Während jede Bezugnahme auf die neuen, vorgängig dargelegten Corporate Governance Regeln auf freiwilliger Basis erfolgt, gelten für die finanzielle Aufsicht im Verein strengere Regeln. Art. 69a und 69b verweisen ausdrücklich auf die Anwendung der Vorschriften des OR über die Buchführung und die Rechnungsprüfung des Vereins. Während der Verein also bei der Gestaltung seines Vorstands und der Generalversammlungen flexibel sein kann, lassen sich die grundlegenden Regeln für die Buchführung und die obligatorische Rechnungsprüfung nicht umgehen.

In diesem Zusammenhang ist es für einen Verein besonders wichtig, auch die Regeln zur finanziellen Governance gemäss Art. 725 ff. OR in Bezug auf Illiquidität, Kapitalverlust (was für einen Verein ohne Grundkapital weniger relevant ist) und Überschuldung zu beachten. Das heisst, der Vorstand ist im Rahmen seiner nicht übertragbaren Rechte und Pflichten gesetzlich verpflichtet, die finanzielle Stabilität des Vereins im Auge zu behalten und frühzeitig und proaktiv Massnahmen zur Stabilisierung im Falle der Überschreitung verschiedener Schwellenwerte zu ergreifen.
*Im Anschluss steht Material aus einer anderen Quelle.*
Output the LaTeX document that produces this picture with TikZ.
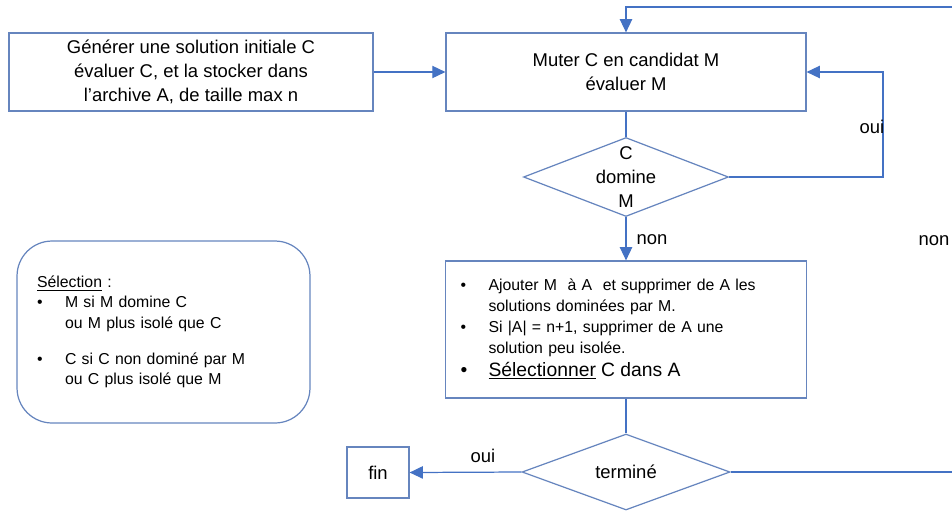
\documentclass[tikz,border=0pt]{standalone}
\usepackage{fontspec}
\setmainfont{Liberation Sans}
\usetikzlibrary{shapes.geometric, arrows.meta}

\definecolor{bleu}{RGB}{68,114,196}
\definecolor{bord}{RGB}{102,133,190}
\newcommand{\puce}{\makebox[0.56cm][l]{\textbullet}}
\newcommand{\retrait}{\hspace*{0.56cm}}

\tikzset{
	boite/.style={draw=bord, line width=0.7pt, align=center, inner sep=0pt,
		font=\fontsize{10.5}{13.8}\selectfont},
	losange/.style={draw=bord, line width=0.7pt, diamond, inner sep=0pt},
	fleche/.style={draw=bleu, line width=0.7pt, -{Triangle[length=7.5pt, width=7pt]}},
	trait/.style={draw=bleu, line width=0.7pt},
	etiq/.style={font=\fontsize{10.5}{12}\selectfont}
}

\begin{document}
\begin{tikzpicture}[x=0.02cm, y=-0.02cm]
		\useasboundingbox (0,0) rectangle (952,511);
		% boites
		\node[boite, minimum width=7.28cm, minimum height=1.56cm] (init) at (191,72)
			{Générer une solution initiale C\\évaluer C, et la stocker dans\\l'archive A, de taille max n};
		\node[boite, minimum width=7.2cm, minimum height=1.56cm] (muter) at (626,72)
			{Muter C en candidat M\\évaluer M};
		\node[losange, minimum width=4.1cm, minimum height=1.58cm] (domine) at (626,177) {};
		\node[etiq, align=center, font=\fontsize{10.5}{13.6}\selectfont] at (domine) {C\\domine\\M};
		\node[boite, minimum width=7.22cm, minimum height=2.74cm, text width=6.62cm, align=left,
			font=\fontsize{9}{11.9}\selectfont] (archive) at (626,329.5)
			{\puce Ajouter M~ à A~ et supprimer de A les\\
			\retrait solutions dominées par M.\\
			\puce Si |A| = n+1, supprimer de A une\\
			\retrait solution peu isolée.\\[1pt]
			{\fontsize{11}{12}\selectfont\makebox[0.56cm][l]{\textbullet}\underline{Sélectionner} C dans A}};
		\node[losange, minimum width=4.16cm, minimum height=1.52cm, font=\fontsize{10.5}{12}\selectfont] (termine) at (626,472) {terminé};
		\node[boite, minimum width=1.24cm, minimum height=1.02cm] (fin) at (378,472.5) {fin};
		\node[boite, rounded corners=0.7cm, minimum width=5.86cm, minimum height=3.64cm,
			text width=5.06cm, align=left, font=\fontsize{9}{11.6}\selectfont] (selection) at (163.5,332)
			{\underline{Sélection} :\\
			\puce M si M domine C\\
			\retrait ou M plus isolé que C\\[9pt]
			\puce C si C non dominé par M\\
			\retrait ou C plus isolé que M};
		% liaisons
		\coordinate (boucle) at (883,72);
		\coordinate (coinbas) at (990,472);
		\coordinate (coinhaut) at (990,7);
		\draw[fleche] (init) -- (muter);
		\draw[trait] (muter.south) -- (domine.north);
		\draw[fleche] (domine.south) -- (archive.north);
		\draw[fleche] (domine.east) -| (boucle) -- (muter.east);
		\draw[trait] (archive.south) -- (termine.north);
		\draw[fleche] (termine.west) -- (fin.east);
		\draw[fleche] (termine.east) -- (coinbas) -- (coinhaut) -| (muter.north);
		% etiquettes
		\node[etiq] (oui1) at (872,127) {oui};
		\node[etiq] (non1) at (652,240) {non};
		\node[etiq] (non2) at (934,241) {non};
		\node[etiq] (oui2) at (483,456) {oui};
	\end{tikzpicture}
\end{document}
Der Vorstand wird insbesondere verpflichtet sein, in Notlagen Finanzierungen zu organisieren oder Umstrukturierungsmassnahmen zu ergreifen, um eine Überschuldung zu vermeiden. Um diesen Verpflichtungen nachzukommen, muss der Vorstand die Bilanz und die offenen Verbindlichkeiten des Vereins sorgfältig und regelmäßig prüfen.

Empfehlung: Ein Vorstand ist verpflichtet, die Finanzen des Vereins zu überprüfen und im Falle einer finanziellen Notlage aktiv Massnahmen zu ergreifen. Eine enge Begleitung der Finanzlage hilft, frühzeitig auf eine finanzielle Notlage aufmerksam zu werden.